As capital of China, Beijing brings together people from all over the world. The prosperity of the city has brought about a varied and colorful nightlife.
The diverse nightlife in Beijing makes it suitable for people with different interests, but especially for the young.
There are cinemas, theatres, nightclubs, bars, song and dance halls, Karaoke clubs, restaurants, Beijing opera, or teahouses, not to mention Kung Fu and acrobatics shows all over the city at night.
A few yards from my hotel, there are hundreds of bars lining the street. At night, the place lights up in neon.
Beijing’s famous streets, such as Sanlitun or Houhai also come alive. The two cater for the local youth as well as many foreigners. The music, décor, and various kinds of activities make them enjoyable places to relax and make friends.
For any traveler to Beijing the city’s history and culture can be daunting. The Chinese capital is brimming with more sights, eats and treats than most countries. The city streets pulse with an intermixing of tourists and locals inspired by the lights, sounds and tastes of the night.
This daytime and nighttime culture cross, contrast and lie upon the pedestal of thousands of years of history, making Beijing not just the cultural and political capital of the country but also the center of night life.
This is why if you love night life, then Sanlitun Bar Street is the place to be in Beijing. The bar is the heart of a typical Beijing night. It is the home of authentic after-dark-action served in a country, but also mostly frowned upon because of its authoritarian system of government.
Here, the Chinese call it democracy. Perhaps, the irony of it lies in what happens at Sanlitun Bar Street. There so much that happens on this street that will make you think you are in another country.
According to a Chinese colleague, who declined to be mentioned by name in this article, the Chinese enjoy their nights engrossed in what can be perfectly tamed unholy in most God-fearing and democratic countries such as Malawi.
“We enjoy strip dancing or nude dancing,” he says.
That is why, he said, Sanlitun—Beijing’s tourism capital—is fully packed at night.

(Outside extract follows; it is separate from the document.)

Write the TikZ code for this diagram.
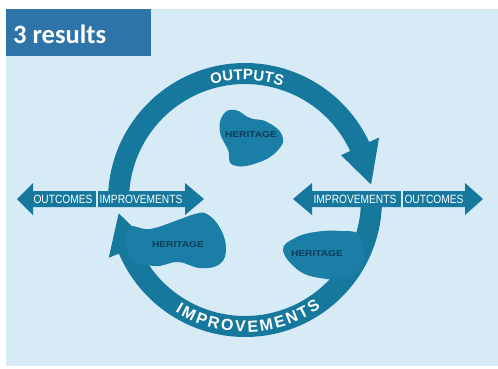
\documentclass[tikz,border=0pt]{standalone}
\usepackage{fontspec}
\usepackage{graphicx}
\setmainfont{Liberation Sans}
\newfontfamily\calib{Carlito}
\usetikzlibrary{calc,decorations.text}
\definecolor{ringc}{RGB}{22,120,157}
\definecolor{blobc}{RGB}{26,126,166}
\definecolor{bgc}{RGB}{214,235,246}
\definecolor{titlec}{RGB}{46,116,168}
\definecolor{herc}{RGB}{14,60,90}
\begin{document}
\begin{tikzpicture}[x=1pt,y=1pt,
  arrtxt/.style={text=white,font=\fontsize{12}{12}\selectfont,inner sep=0pt},
  hertxt/.style={text=herc,font=\bfseries\fontsize{8.5}{8.5}\selectfont,inner sep=0pt},
  arrowbody/.style={fill=ringc},
  divider/.style={draw=bgc,line width=1.5pt},
  blob/.style={fill=blobc}]
\useasboundingbox (0,0) rectangle (498,368);
\fill[white] (0,0) rectangle (498,368);
\fill[bgc] (6,2) rectangle (498,359);
% title
\node[fill=titlec,minimum width=145pt,minimum height=47pt,anchor=south west,inner sep=0pt] (title) at (6,312) {};
\node[anchor=base west,text=white,font=\calib\bfseries\fontsize{26.5}{26.5}\selectfont,inner sep=0pt] (titletext) at (13,325) {3 results};
% ring
\coordinate (C) at (245,168);
\fill[ringc] ($(C)+(180:137)$) arc[start angle=180,end angle=25,radius=137]
  -- ($(C)+(25:148)$) -- ($(C)+(7:127)$) -- ($(C)+(25:106)$) -- ($(C)+(25:116)$)
  arc[start angle=25,end angle=180,radius=116] -- cycle;
\fill[ringc] ($(C)+(0:137)$) arc[start angle=0,end angle=-157,radius=137]
  -- ($(C)+(-157:148)$) -- ($(C)+(-174:127)$) -- ($(C)+(-157:106)$) -- ($(C)+(-157:116)$)
  arc[start angle=-157,end angle=0,radius=116] -- cycle;
% heritage blobs
\fill[blob] plot[smooth cycle,tension=0.8] coordinates {(223,253) (235,258) (250,250) (267,246) (282,233) (278,218) (257,205) (233,203) (228,218) (220,236)};
\fill[blob] plot[smooth cycle,tension=0.7] coordinates {(128,140) (150,139) (178,148) (195,154) (207,154) (220,140) (226,120) (220,104) (200,100) (178,106) (155,102) (130,110)};
\fill[blob] plot[smooth cycle,tension=0.7] coordinates {(283,118) (295,130) (315,136) (340,137) (360,132) (362,103) (345,90) (320,90) (298,98)};
\node[hertxt] (h1) at (251,233) {\scalebox{1.2}[1]{HERITAGE}};
\node[hertxt] (h2) at (178,123) {\scalebox{1.2}[1]{HERITAGE}};
\node[hertxt] (h3) at (317,114) {\scalebox{1.2}[1]{HERITAGE}};
% horizontal double arrows
\fill[arrowbody] (17,169) -- (33,185) -- (33,177) -- (185,177) -- (185,185) -- (204,169)
  -- (185,153) -- (185,161) -- (33,161) -- (33,153) -- cycle;
\draw[divider] (97,161) -- (97,177);
\fill[arrowbody] (293,169) -- (312,185) -- (312,177) -- (465,177) -- (465,185) -- (483,169)
  -- (465,153) -- (465,161) -- (312,161) -- (312,153) -- cycle;
\draw[divider] (402,161) -- (402,177);
\node[arrtxt] (lo) at (63,169) {\scalebox{0.85}[1]{OUTCOMES}};
\node[arrtxt] (li) at (141,169) {\scalebox{0.85}[1]{IMPROVEMENTS}};
\node[arrtxt] (ri) at (355,169) {\scalebox{0.85}[1]{IMPROVEMENTS}};
\node[arrtxt] (ro) at (434,169) {\scalebox{0.85}[1]{OUTCOMES}};
% curved labels
\path[decorate,decoration={text along path,text align=center,
  text={|\color{white}\bfseries\fontsize{15}{15}\selectfont|OUTPUTS}}]
  ($(C)+(111:120)$) arc[start angle=111,end angle=67,radius=120];
\path[decorate,decoration={text along path,text align=fit to path,
  text={|\color{white}\bfseries\fontsize{16}{16}\selectfont|IMPROVEMENTS}}]
  ($(C)+(238:132)$) arc[start angle=238,end angle=305,radius=132];
\end{tikzpicture}
\end{document}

“It is the abode of Beijing’s most popular and bustling nightlife destinations,” he adds.
The Sanlitun attracts foreigners and locals, who party until dawn. On this street, some bars have outdoor terraces but most of them are indoor and cozy bars.
In 2015, a Chinese woman was killed while her French husband was wounded by a man with a sword in one of the street bars. The incident brought a tinge of how fun can attract crime and violence.
“The incident is long forgotten, for every other night, all the bars are congested with merrymakers, loud music, cheap if not free booze and of course, pole dancers and strippers,” the colleague explained.
Just like Western-styled bars, Beijing bars and pubs also accord fun-seekers on the dance floor the latest chart-topping hits out of Europe and the United States.
The bars and pubs also dish out some hot and new music performed live on stage including African music.
But what caught my attention on my first night out was the weird names of most bars.
A translator who accompanied me said most of the bars have names that seductively invite fun-seekers inside to unwind.
What does that say? I asked him looking up at some of the sign posts.
I could not help laugh when he started to read them aloud: “That one says: No I Don’t Want To Go Lady Bar, that one reads: Love Baby Love and that one reads: Love Baby Baby.”
There is also a bar named Face Love Love and Kill Yourself.
While Mics, Vics, Swing might sound familiar to any Malawian. There are over 15 bars and pubs on Sanlitun Street and every night the whole row is lit up in neon, ready for another night ride, sending all merrymakers cascading to the floors of hell.
Every pub has a planned entertainment for the evening, seemingly carefully designed to lure and entice drunken fans off their unadulterated boredom.
Pole dancing is the main dish in each and every club. In most bars, pole dancers are foreigners, putting a deeper and more nuanced whirl and twist on the pole dancing obsession.
But it is Mics that is home to most Africans visiting the city.
Almost on a daily basis, hundreds of Africans trek to this pub to drink Carlsberg and Heineken beer. The pub is fully packed every night you would think, the few Chinese in the bar are visitors, not guests as they are often outnumbered by Africans.
As dawn breaks, it is the Sanlitun Street taxi drivers that have the task to drive imbibers home to nurse their hangovers.